A recent study shows that scientists should be able to create magnetic fields on earth that are comparable to the strength of those seen in black holes and neutron stars. We aren’t talking about a number which is just 10s or 100 kiloteslas, we are talking about a whopping 1 million tesla field. Now, the immediate follow-up question that raises from one’s mind is that “How on earth is this even remotely possible”. Well, according to a research paper written by Osaka University engineer Masakatsu Murakami and colleagues, this crazy magnetic field would be created by blasting microtubules with lasers.

By using computer simulations and modeling, the research team found that by shooting ultra-intense laser pulses at hollow tubes just a few microns in diameter could energize the electrons in the tube wall and causing some to move forward into the hollow cavity at the center of the tube, imploding it. These interactions of ultra-hot electrons and the vacuum created due to an imploded tube leads to the flow of electric current. The flow of electric charges is what creates a magnetic field. In this case, the current flow can amplify a pre-existing magnetic field by two to three orders of magnitude. The downside to this is that the magnetic field will not last long, fading after 10 nanoseconds. But that’s plenty of time for modern physics experiments where we often work with particles and conditions that are observable only during a blink of an eye.
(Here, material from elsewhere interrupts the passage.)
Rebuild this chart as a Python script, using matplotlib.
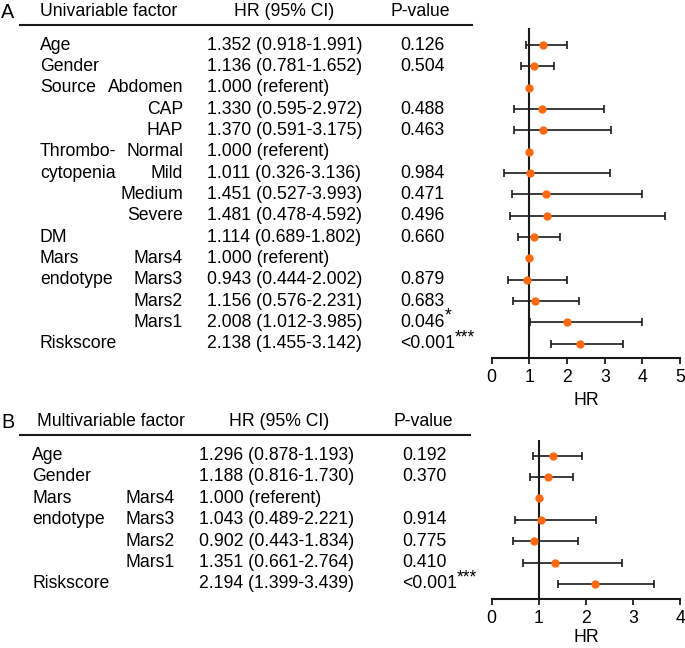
import matplotlib.pyplot as plt
import numpy as np
from matplotlib.transforms import blended_transform_factory

plt.rcParams['font.family'] = ['Liberation Sans', 'DejaVu Sans']

# ---------------- panel A: univariable ----------------
a_groups = ['Age', 'Gender', 'Source', '', '', 'Thrombo-', 'cytopenia', '', '',
            'DM', 'Mars', 'endotype', '', '', 'Riskscore']
a_levels = ['', '', 'Abdomen', 'CAP', 'HAP', 'Normal', 'Mild', 'Medium', 'Severe',
            '', 'Mars4', 'Mars3', 'Mars2', 'Mars1', '']
a_hr_text = ['1.352 (0.918-1.991)', '1.136 (0.781-1.652)', '1.000 (referent)',
             '1.330 (0.595-2.972)', '1.370 (0.591-3.175)', '1.000 (referent)',
             '1.011 (0.326-3.136)', '1.451 (0.527-3.993)', '1.481 (0.478-4.592)',
             '1.114 (0.689-1.802)', '1.000 (referent)', '0.943 (0.444-2.002)',
             '1.156 (0.576-2.231)', '2.008 (1.012-3.985)', '2.138 (1.455-3.142)']
a_p_text = ['0.126', '0.504', '', '0.488', '0.463', '', '0.984', '0.471', '0.496',
            '0.660', '', '0.879', '0.683', '0.046', '<0.001']
a_stars = ['', '', '', '', '', '', '', '', '', '', '', '', '', '*', '***']
# values as drawn in the forest plot
a_hr = [1.352, 1.136, 1.000, 1.330, 1.370, 1.000, 1.011, 1.451, 1.481, 1.114,
        1.000, 0.943, 1.156, 2.008, 2.345]
a_lo = [0.918, 0.781, np.nan, 0.595, 0.591, np.nan, 0.326, 0.527, 0.478, 0.689,
        np.nan, 0.444, 0.576, 1.012, 1.58]
a_hi = [1.991, 1.652, np.nan, 2.972, 3.175, np.nan, 3.136, 3.993, 4.592, 1.802,
        np.nan, 2.002, 2.32, 3.985, 3.48]
a_ticks = [0, 1, 2, 3, 4, 5]

# ---------------- panel B: multivariable ----------------
b_groups = ['Age', 'Gender', 'Mars', 'endotype', '', '', 'Riskscore']
b_levels = ['', '', 'Mars4', 'Mars3', 'Mars2', 'Mars1', '']
b_hr_text = ['1.296 (0.878-1.193)', '1.188 (0.816-1.730)', '1.000 (referent)',
             '1.043 (0.489-2.221)', '0.902 (0.443-1.834)', '1.351 (0.661-2.764)',
             '2.194 (1.399-3.439)']
b_p_text = ['0.192', '0.370', '', '0.914', '0.775', '0.410', '<0.001']
b_stars = ['', '', '', '', '', '', '***']
b_hr = [1.296, 1.188, 1.000, 1.043, 0.902, 1.351, 2.194]
b_lo = [0.878, 0.816, np.nan, 0.489, 0.443, 0.661, 1.399]
b_hi = [1.92, 1.730, np.nan, 2.221, 1.834, 2.764, 3.439]
b_ticks = [0, 1, 2, 3, 4]

W, H = 685, 648
FS = 12.7
ORANGE = '#FF6A10'
DARK = '#1a1a1a'

fig = plt.figure(figsize=(W / 100, H / 100), dpi=100)
# overlay in pixel units for the table part
ax_t = fig.add_axes([0, 0, 1, 1])
ax_t.set_xlim(0, W)
ax_t.set_ylim(H, 0)
ax_t.axis('off')


def panel(letter, title, groups, levels, hr_text, p_text, stars, hr, lo, hi, ticks,
          box, ylim, head_y, x_head, x_group, x_level, level_ha, x_hr, x_p,
          x_head_hr, x_head_p, line_x1, labelpad):
    left, top, right, bottom = box
    ax = fig.add_axes([left / W, 1 - bottom / H, (right - left) / W, (bottom - top) / H])
    n = len(hr)
    y = np.arange(n)
    hr = np.array(hr)
    lo = np.array(lo)
    hi = np.array(hi)
    has_ci = ~np.isnan(lo)

    ax.axvline(1, color=DARK, lw=1.5, zorder=1)
    ax.errorbar(hr[has_ci], y[has_ci],
                xerr=[hr[has_ci] - lo[has_ci], hi[has_ci] - hr[has_ci]],
                fmt='none', ecolor=DARK, elinewidth=1.2, capsize=2.6, capthick=1.2,
                zorder=2)
    ax.plot(hr, y, 'o', color=ORANGE, ms=5, zorder=3)

    ax.set_xlim(ticks[0], ticks[-1])
    ax.set_ylim(*ylim)
    ax.set_xticks(ticks)
    ax.set_yticks([])
    for s in ['left', 'right', 'top']:
        ax.spines[s].set_visible(False)
    ax.spines['bottom'].set_linewidth(1.5)
    ax.spines['bottom'].set_color(DARK)
    ax.tick_params(axis='x', direction='out', length=4, width=1.3, color=DARK,
                   labelsize=FS, pad=4)
    ax.set_xlabel('HR', fontsize=FS, labelpad=labelpad)
    ax.patch.set_alpha(0)

    # table text: x in pixels, y in row units of the forest axes
    tr = blended_transform_factory(ax_t.transData, ax.transData)
    for i in range(n):
        ax_t.text(x_group, i, groups[i], transform=tr, fontsize=FS, va='center', ha='left')
        ax_t.text(x_level, i, levels[i], transform=tr, fontsize=FS, va='center', ha=level_ha)
        ax_t.text(x_hr, i, hr_text[i], transform=tr, fontsize=FS, va='center', ha='left')
        pt = ax_t.text(x_p, i, p_text[i], transform=tr, fontsize=FS, va='center', ha='left')
        if stars[i]:
            ax_t.annotate(stars[i], xy=(1, 0.35), xycoords=pt, fontsize=FS,
                          va='bottom', ha='left')

    # header
    ax_t.text(x_head, head_y, title, fontsize=FS, va='center', ha='left')
    ax_t.text(x_head_hr, head_y, 'HR (95% CI)', fontsize=FS, va='center', ha='center')
    ax_t.text(x_head_p, head_y, 'P-value', fontsize=FS, va='center', ha='center')
    ax_t.plot([20, line_x1], [head_y + 13, head_y + 13], color=DARK, lw=1.5)
    ax_t.text(1, head_y, letter, fontsize=FS + 1.5, va='center', ha='left')
    return ax


panel('A', 'Univariable factor', a_groups, a_levels, a_hr_text, a_p_text, a_stars,
      a_hr, a_lo, a_hi, a_ticks,
      box=(491.7, 28, 680, 358), ylim=(14.67, -0.8), head_y=12, x_head=40,
      x_group=40, x_level=183, level_ha='right', x_hr=207, x_p=400,
      x_head_hr=284, x_head_p=420, line_x1=472, labelpad=4)

panel('B', 'Multivariable factor', b_groups, b_levels, b_hr_text, b_p_text, b_stars,
      b_hr, b_lo, b_hi, b_ticks,
      box=(491.7, 440, 680, 599.3), ylim=(6.72, -0.73), head_y=422, x_head=37,
      x_group=32, x_level=126, level_ha='left', x_hr=199, x_p=402,
      x_head_hr=279, x_head_p=423, line_x1=470, labelpad=1)

fig.savefig('out.png', dpi=100)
This scientific vision isn’t far from reality, with the current technology it is calculated that we need a laser system with a pulse energy of 0.1 to 1 kilojoule and a total power of 10 to 100 petawatts. The amount of application and research which can be done in this Ultra-strong magnetic field is beyond our imagination. Super strong magnets can also confine plasma inside nuclear fusion reactors into a smaller area, paving the way for viable fusion energy in the future.